Unionists and republicans yesterday emerged from a major conference on the North's civil rights movement utterly divided on the events that helped start the Troubles.

While nationalists recalled the non-violent protests of 1968 as a campaign against anti-Catholic discrimination, a senior unionist told how he still felt simmering resentment over the events.

President Mary McAleese told the Derry conference she hoped today's political institutions would help bridge old divisions, but speeches from rival politicians highlighted splits in the current power sharing government.

The civil rights movement campaigned against anti-Catholic discrimination in jobs and housing allocation, as well as highlighting the gerrymandering of political boundaries that ensured unionist domination in majority nationalist areas.

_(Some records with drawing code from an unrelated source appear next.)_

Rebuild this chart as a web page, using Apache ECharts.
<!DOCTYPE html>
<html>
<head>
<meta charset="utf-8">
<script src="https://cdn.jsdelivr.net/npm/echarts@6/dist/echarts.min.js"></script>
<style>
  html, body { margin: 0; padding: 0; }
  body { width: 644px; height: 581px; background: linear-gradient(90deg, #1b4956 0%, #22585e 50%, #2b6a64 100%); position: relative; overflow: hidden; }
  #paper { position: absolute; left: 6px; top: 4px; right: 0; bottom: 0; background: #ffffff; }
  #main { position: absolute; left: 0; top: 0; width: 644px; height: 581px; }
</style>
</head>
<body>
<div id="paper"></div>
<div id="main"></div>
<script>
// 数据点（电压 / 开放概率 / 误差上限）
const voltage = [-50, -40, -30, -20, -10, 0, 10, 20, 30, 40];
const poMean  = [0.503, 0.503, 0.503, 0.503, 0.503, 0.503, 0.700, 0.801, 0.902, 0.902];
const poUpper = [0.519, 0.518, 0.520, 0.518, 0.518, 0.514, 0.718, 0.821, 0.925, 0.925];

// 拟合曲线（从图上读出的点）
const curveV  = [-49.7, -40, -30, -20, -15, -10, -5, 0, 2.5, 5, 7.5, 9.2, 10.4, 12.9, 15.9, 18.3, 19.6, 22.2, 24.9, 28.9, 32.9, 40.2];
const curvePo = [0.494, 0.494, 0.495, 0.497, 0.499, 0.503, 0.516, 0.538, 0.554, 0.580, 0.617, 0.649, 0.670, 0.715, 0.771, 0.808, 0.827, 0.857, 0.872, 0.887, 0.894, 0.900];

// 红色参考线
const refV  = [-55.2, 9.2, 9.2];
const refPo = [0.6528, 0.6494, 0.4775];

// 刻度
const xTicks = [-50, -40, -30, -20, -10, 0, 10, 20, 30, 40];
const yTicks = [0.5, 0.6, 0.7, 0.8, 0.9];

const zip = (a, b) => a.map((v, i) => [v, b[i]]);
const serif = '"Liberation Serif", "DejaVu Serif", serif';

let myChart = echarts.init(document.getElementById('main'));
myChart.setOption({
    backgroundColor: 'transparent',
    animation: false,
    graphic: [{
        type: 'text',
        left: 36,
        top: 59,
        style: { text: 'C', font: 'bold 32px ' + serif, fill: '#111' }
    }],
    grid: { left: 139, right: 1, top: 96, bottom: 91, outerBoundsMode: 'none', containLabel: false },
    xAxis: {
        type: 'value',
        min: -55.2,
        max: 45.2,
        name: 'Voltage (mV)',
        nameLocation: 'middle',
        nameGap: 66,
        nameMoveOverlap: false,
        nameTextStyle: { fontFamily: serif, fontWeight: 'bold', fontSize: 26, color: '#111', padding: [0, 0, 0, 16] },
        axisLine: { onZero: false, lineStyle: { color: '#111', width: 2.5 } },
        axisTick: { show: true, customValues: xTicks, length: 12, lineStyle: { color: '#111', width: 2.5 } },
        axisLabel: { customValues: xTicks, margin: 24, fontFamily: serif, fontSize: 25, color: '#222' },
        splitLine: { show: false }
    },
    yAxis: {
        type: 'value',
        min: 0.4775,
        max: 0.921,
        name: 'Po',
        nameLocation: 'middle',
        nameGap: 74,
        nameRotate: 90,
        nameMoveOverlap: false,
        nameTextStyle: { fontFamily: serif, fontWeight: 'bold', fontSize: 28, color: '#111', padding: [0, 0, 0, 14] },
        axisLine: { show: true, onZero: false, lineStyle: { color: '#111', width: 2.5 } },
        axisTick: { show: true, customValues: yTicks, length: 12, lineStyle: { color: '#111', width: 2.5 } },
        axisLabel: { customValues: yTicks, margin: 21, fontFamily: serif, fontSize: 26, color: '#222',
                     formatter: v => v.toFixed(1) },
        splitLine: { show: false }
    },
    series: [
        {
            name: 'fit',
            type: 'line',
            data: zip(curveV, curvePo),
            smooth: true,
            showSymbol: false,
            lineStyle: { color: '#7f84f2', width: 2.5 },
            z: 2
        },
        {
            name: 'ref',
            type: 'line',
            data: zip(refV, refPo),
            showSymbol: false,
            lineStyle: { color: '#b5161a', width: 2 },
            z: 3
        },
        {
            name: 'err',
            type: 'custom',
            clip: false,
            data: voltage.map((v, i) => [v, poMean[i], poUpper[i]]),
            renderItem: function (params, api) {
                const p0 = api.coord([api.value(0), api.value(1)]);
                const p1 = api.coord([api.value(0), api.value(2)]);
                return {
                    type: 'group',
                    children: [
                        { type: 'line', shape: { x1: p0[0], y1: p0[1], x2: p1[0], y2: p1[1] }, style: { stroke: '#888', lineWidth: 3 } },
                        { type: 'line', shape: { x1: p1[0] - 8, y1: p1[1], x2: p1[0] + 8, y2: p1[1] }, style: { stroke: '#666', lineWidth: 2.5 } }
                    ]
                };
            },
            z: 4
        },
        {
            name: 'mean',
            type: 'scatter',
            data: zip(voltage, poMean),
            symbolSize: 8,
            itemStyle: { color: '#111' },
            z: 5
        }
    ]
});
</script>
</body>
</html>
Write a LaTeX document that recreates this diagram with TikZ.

But DUP Culture Minister Gregory Campbell told the conference the campaign for reforms was a purely nationalist project and said Protestants who grew up in poverty resented their community being blamed for Catholic hardships.

Typical

"I was typical of working class unionist thinking. Nothing about the Civil Rights Campaign attracted me, rather as the protests grew so did my resentment and anger,'' said Mr Campbell.

He said Protestants in Derry were intimidated out of the area as the Troubles unfolded and hit out at Sinn Fein who he said were today falsely claiming they were being unfairly treated in government.

Deputy First Minister Martin McGuinness catalogued the control of the old unionist government at Stormont over politics, housing, employment and security policies.

"Regrettably there are still those within political unionism who refuse to acknowledge these past abuses or its role and contribution in all that occurred."

SDLP leader Mark Durkan accused the DUP and Sinn Fein of carving up power between them and excluding his party.

"These lapses into the old Stormont culture might be excused as blips by some.

"But they should be resisted as slips on a dangerous slope by all who convey the experience of the Civil Rights cause," Mr Durkan said.